#### Records for this exercise

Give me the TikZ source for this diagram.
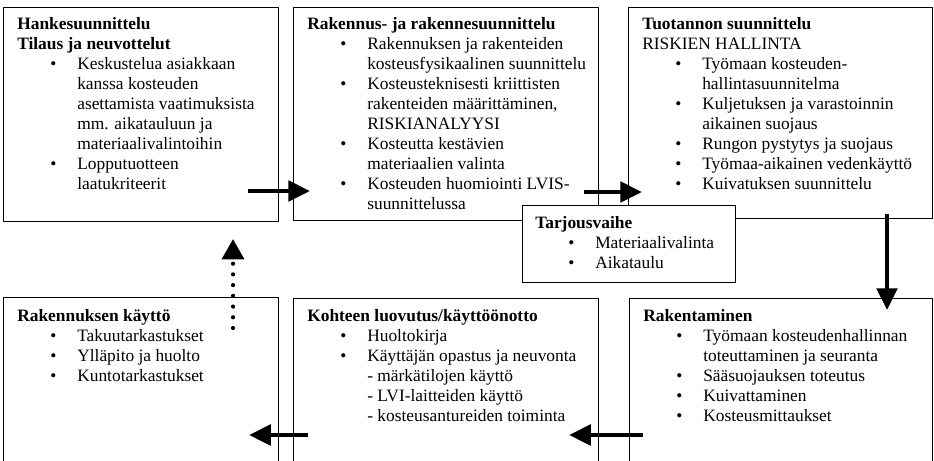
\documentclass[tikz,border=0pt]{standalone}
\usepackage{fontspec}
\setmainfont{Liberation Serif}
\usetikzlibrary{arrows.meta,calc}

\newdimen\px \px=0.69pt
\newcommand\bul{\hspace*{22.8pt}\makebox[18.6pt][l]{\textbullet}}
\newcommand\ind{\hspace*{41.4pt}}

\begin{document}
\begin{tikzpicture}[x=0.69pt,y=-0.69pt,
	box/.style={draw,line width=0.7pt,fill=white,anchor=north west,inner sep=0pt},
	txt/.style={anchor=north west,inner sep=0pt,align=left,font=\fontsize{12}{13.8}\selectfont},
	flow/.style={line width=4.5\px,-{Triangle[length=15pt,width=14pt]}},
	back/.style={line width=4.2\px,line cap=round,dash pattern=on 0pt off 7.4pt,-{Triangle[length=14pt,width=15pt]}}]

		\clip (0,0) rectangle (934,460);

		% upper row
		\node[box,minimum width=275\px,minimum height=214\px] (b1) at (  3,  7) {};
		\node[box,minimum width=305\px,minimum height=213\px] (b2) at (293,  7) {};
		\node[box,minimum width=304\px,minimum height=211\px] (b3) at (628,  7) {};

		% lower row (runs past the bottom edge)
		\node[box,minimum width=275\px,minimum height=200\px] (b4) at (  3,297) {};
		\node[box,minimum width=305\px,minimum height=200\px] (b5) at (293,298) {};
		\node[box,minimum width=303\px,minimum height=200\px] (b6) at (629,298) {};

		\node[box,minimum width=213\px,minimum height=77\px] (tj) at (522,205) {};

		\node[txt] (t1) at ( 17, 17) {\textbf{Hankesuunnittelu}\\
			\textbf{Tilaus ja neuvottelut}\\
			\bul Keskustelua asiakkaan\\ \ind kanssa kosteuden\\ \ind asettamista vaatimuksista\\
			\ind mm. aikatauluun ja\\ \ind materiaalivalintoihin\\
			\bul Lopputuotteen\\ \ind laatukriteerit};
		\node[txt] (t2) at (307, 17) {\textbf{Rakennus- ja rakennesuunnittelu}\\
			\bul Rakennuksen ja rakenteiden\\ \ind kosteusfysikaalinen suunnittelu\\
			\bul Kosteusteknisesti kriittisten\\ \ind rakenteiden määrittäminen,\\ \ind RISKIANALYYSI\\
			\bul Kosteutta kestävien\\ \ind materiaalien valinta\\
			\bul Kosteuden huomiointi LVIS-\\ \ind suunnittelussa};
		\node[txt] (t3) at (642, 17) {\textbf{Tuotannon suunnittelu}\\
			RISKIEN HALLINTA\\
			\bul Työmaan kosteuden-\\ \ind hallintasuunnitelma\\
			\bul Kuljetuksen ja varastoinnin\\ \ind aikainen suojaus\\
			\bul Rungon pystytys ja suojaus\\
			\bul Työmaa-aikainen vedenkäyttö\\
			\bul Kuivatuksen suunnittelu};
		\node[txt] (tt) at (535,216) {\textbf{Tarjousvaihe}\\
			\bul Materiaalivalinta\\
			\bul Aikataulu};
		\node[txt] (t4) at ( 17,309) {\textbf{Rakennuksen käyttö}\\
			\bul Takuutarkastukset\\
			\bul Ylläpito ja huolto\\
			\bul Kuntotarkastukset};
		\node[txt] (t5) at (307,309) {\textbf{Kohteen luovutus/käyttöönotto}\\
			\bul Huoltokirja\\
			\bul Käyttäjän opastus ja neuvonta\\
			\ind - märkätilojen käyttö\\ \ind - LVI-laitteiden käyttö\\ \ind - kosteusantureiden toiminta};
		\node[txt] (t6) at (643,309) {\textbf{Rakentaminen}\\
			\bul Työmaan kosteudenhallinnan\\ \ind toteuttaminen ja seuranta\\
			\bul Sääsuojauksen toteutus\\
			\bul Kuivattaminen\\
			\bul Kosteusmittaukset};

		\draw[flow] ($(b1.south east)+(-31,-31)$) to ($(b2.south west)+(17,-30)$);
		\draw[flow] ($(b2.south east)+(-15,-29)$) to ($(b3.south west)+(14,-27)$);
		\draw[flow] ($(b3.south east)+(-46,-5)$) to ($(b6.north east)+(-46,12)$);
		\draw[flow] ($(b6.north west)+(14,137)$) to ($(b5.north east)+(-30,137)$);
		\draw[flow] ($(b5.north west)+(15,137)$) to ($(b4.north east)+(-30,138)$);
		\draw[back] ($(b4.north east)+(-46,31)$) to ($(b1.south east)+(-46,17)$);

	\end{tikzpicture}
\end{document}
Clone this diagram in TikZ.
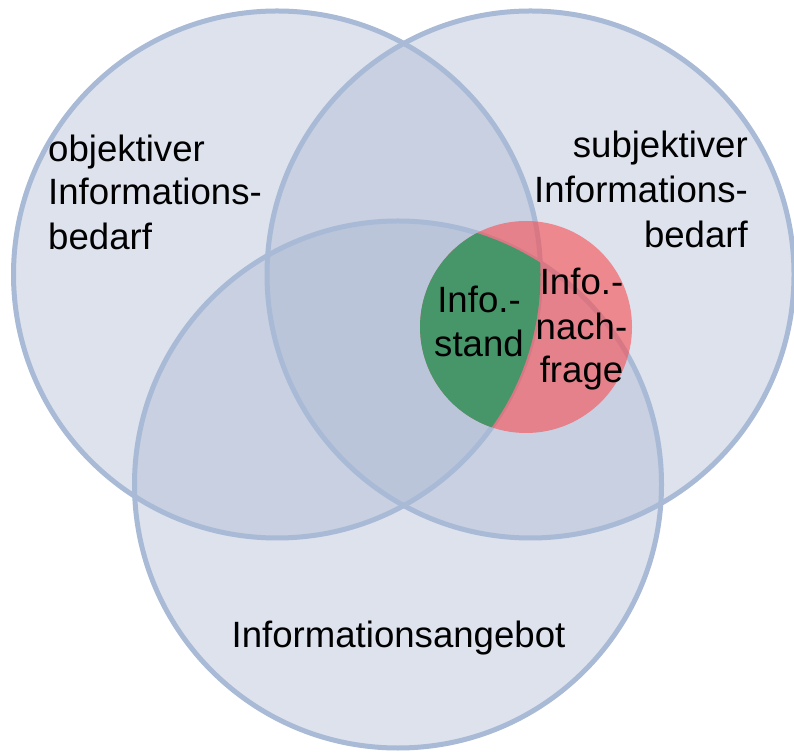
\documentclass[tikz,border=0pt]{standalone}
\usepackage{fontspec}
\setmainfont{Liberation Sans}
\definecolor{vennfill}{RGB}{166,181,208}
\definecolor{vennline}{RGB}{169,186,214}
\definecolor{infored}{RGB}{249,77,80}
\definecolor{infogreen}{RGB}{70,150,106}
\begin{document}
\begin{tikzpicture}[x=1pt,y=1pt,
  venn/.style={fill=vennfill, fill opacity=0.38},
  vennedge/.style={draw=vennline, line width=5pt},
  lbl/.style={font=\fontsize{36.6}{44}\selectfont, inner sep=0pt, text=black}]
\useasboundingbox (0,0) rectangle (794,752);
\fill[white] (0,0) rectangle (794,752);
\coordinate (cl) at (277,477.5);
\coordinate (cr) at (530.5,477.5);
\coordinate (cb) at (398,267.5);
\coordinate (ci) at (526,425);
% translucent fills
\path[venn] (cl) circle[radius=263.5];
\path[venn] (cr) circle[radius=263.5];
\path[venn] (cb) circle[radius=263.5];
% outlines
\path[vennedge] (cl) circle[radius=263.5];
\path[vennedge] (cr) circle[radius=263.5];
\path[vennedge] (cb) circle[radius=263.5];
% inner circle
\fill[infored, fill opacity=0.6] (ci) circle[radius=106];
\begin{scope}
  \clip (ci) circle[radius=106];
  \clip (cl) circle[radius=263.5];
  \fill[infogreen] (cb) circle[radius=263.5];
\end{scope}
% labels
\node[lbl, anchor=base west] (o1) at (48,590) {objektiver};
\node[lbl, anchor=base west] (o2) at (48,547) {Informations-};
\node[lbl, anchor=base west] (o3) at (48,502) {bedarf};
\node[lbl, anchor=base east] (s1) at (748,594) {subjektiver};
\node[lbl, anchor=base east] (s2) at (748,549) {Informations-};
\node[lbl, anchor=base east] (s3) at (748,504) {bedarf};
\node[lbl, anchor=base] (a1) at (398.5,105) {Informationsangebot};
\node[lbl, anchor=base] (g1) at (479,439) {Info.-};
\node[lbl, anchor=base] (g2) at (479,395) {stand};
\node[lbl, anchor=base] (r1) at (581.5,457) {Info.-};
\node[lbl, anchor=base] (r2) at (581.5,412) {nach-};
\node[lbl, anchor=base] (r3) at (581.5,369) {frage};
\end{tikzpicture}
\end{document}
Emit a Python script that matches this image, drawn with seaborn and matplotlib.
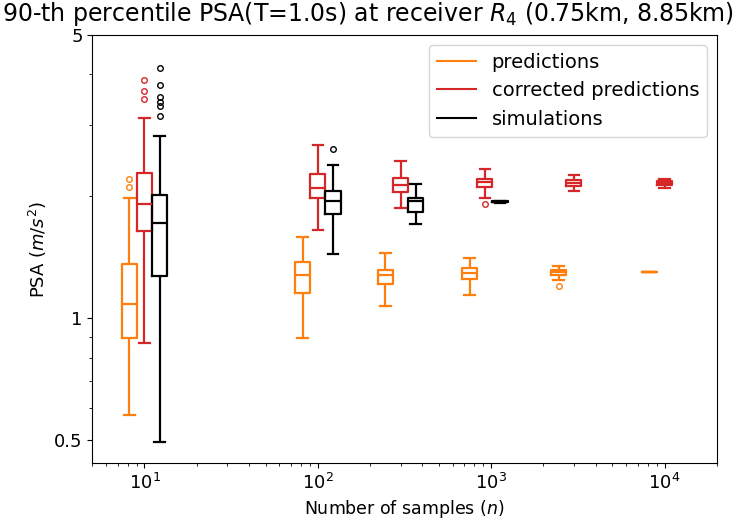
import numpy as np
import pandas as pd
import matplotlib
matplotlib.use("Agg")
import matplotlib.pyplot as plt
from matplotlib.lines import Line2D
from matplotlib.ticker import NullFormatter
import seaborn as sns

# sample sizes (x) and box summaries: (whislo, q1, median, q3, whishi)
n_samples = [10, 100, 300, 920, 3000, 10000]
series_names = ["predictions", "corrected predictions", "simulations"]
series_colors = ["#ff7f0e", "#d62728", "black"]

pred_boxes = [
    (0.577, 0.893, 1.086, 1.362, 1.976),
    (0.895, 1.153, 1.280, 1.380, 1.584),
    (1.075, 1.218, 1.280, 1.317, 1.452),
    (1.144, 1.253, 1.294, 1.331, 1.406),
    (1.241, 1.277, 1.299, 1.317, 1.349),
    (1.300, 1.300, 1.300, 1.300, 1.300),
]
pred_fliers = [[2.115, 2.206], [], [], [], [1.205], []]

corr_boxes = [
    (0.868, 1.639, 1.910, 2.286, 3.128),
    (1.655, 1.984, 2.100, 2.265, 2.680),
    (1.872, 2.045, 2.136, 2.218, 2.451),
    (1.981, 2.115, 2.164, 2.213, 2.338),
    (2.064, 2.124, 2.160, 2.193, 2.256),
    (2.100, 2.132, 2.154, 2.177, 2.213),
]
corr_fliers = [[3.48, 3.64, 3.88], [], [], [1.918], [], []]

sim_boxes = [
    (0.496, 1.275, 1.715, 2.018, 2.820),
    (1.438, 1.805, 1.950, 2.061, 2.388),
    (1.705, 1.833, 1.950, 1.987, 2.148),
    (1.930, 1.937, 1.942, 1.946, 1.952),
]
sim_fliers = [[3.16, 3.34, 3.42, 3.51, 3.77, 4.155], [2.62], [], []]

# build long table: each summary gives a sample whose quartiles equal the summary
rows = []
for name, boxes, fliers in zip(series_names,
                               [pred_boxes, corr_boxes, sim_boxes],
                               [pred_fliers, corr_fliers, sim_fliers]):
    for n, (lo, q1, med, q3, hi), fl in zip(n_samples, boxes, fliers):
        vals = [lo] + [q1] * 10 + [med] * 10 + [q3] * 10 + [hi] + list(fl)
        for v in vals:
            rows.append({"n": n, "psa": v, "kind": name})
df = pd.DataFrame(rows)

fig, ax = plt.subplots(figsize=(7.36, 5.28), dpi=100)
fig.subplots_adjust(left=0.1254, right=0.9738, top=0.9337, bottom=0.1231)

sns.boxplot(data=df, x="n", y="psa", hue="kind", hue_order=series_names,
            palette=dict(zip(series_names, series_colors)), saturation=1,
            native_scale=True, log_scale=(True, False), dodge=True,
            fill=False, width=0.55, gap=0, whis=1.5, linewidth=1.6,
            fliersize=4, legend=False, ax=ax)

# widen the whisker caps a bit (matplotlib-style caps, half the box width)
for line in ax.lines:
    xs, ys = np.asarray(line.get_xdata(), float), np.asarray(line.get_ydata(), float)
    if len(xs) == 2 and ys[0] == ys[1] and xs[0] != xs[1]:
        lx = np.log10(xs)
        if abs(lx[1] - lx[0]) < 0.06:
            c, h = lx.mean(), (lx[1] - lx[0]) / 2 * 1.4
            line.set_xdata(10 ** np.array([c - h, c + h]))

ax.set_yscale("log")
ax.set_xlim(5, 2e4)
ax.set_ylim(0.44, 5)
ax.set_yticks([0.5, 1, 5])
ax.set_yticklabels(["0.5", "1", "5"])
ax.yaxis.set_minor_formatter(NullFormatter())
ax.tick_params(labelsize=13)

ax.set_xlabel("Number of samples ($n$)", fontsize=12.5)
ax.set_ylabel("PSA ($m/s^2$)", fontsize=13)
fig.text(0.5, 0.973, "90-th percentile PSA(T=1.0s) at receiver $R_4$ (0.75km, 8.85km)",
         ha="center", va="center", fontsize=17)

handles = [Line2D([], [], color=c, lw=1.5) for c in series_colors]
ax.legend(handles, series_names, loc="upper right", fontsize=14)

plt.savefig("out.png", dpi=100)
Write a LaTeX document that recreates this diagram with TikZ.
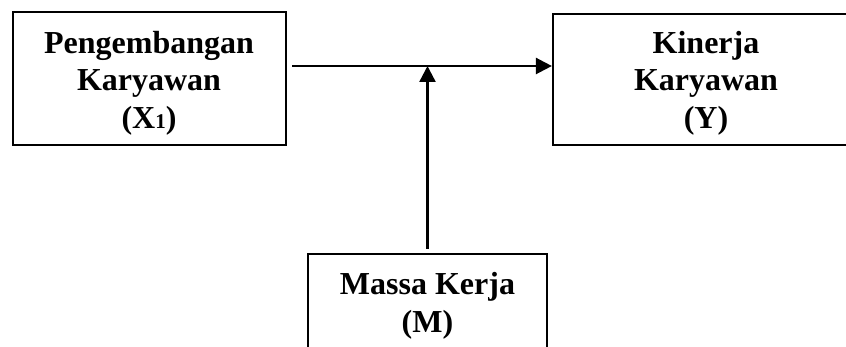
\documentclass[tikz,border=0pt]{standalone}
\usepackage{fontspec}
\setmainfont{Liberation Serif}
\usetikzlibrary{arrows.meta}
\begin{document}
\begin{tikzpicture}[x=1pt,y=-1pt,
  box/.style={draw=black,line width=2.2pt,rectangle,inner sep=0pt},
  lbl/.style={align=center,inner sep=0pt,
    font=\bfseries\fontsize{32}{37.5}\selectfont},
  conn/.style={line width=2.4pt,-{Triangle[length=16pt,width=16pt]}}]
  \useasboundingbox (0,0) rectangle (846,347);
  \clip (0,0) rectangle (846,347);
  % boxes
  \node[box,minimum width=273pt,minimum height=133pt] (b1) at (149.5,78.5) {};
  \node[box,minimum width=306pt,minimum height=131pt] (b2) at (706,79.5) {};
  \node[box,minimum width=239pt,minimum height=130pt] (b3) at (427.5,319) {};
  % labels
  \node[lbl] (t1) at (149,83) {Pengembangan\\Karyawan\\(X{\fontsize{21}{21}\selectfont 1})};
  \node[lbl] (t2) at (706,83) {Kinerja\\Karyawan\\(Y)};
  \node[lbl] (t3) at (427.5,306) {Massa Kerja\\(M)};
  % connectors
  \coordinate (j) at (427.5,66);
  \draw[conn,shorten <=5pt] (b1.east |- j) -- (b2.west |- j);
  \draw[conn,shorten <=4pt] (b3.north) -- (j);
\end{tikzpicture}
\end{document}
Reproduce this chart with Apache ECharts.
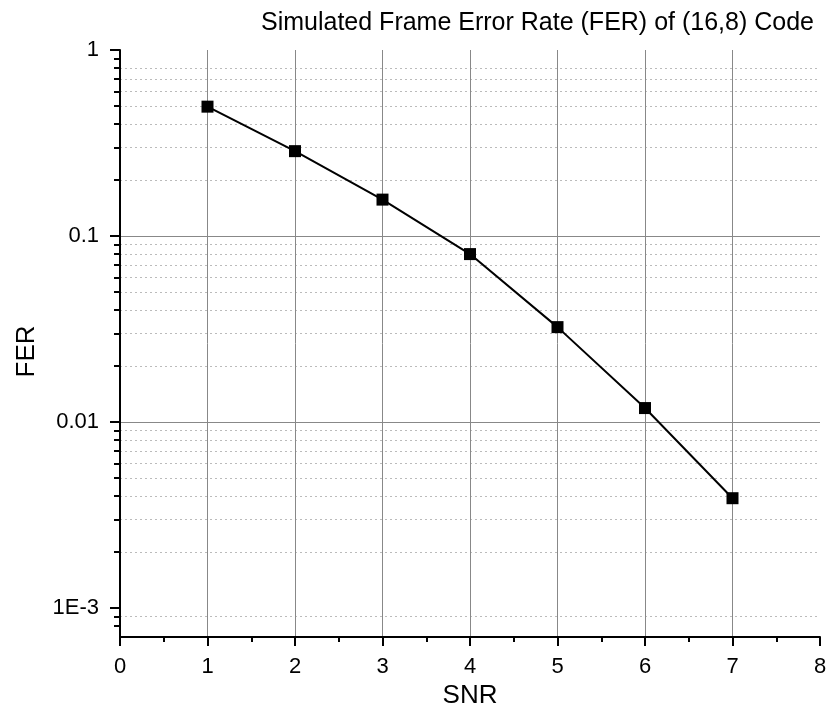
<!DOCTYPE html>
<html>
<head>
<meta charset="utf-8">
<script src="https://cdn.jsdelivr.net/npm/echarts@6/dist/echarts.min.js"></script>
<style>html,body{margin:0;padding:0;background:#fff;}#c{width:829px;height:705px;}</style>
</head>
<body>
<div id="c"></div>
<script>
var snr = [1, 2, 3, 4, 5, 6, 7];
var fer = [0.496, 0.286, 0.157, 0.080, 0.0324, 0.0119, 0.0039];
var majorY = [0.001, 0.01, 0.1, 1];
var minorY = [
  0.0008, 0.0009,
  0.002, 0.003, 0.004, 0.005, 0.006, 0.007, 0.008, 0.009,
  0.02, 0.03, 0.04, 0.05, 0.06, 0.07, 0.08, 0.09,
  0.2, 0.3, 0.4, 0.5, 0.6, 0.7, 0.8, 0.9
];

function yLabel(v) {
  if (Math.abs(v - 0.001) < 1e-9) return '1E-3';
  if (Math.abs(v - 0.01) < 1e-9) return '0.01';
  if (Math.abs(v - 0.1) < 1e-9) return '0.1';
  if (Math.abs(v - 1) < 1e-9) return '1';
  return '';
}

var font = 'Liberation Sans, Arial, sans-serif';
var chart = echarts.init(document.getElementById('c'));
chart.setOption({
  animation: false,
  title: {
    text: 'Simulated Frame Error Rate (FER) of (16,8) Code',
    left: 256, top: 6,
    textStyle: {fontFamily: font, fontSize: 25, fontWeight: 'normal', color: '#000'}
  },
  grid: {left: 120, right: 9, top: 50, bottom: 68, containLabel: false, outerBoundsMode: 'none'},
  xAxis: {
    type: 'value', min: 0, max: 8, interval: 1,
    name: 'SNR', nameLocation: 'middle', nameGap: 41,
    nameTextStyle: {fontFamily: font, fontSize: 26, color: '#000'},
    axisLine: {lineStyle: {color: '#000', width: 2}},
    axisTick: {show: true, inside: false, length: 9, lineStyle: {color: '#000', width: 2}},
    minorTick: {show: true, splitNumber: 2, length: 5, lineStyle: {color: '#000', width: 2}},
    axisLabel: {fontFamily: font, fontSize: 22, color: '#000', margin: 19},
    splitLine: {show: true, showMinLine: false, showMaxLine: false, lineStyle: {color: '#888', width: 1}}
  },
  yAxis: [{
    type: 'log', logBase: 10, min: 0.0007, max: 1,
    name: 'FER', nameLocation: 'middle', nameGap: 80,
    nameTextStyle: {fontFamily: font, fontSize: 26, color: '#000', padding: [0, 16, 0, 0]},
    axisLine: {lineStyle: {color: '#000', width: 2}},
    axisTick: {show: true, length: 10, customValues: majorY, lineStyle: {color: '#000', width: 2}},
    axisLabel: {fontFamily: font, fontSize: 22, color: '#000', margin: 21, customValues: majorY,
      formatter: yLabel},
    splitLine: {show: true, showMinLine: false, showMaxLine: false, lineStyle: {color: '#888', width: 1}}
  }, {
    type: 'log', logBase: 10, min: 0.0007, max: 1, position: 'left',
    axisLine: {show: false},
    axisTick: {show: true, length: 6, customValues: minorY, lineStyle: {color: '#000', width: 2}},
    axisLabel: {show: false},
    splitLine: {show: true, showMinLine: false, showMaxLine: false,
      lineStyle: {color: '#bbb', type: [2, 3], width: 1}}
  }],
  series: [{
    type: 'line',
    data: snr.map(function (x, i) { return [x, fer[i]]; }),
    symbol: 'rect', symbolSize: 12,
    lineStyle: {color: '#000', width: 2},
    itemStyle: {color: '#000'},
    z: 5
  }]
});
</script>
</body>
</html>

########

Could you repeat exactly the lines from the first one of the records above through the line containing "(0,0) rectangle (934,460);", leaving out any pictures?

Give me the TikZ source for this diagram.
\documentclass[tikz,border=0pt]{standalone}
\usepackage{fontspec}
\setmainfont{Liberation Serif}
\usetikzlibrary{arrows.meta,calc}

\newdimen\px \px=0.69pt
\newcommand\bul{\hspace*{22.8pt}\makebox[18.6pt][l]{\textbullet}}
\newcommand\ind{\hspace*{41.4pt}}

\begin{document}
\begin{tikzpicture}[x=0.69pt,y=-0.69pt,
	box/.style={draw,line width=0.7pt,fill=white,anchor=north west,inner sep=0pt},
	txt/.style={anchor=north west,inner sep=0pt,align=left,font=\fontsize{12}{13.8}\selectfont},
	flow/.style={line width=4.5\px,-{Triangle[length=15pt,width=14pt]}},
	back/.style={line width=4.2\px,line cap=round,dash pattern=on 0pt off 7.4pt,-{Triangle[length=14pt,width=15pt]}}]

		\clip (0,0) rectangle (934,460);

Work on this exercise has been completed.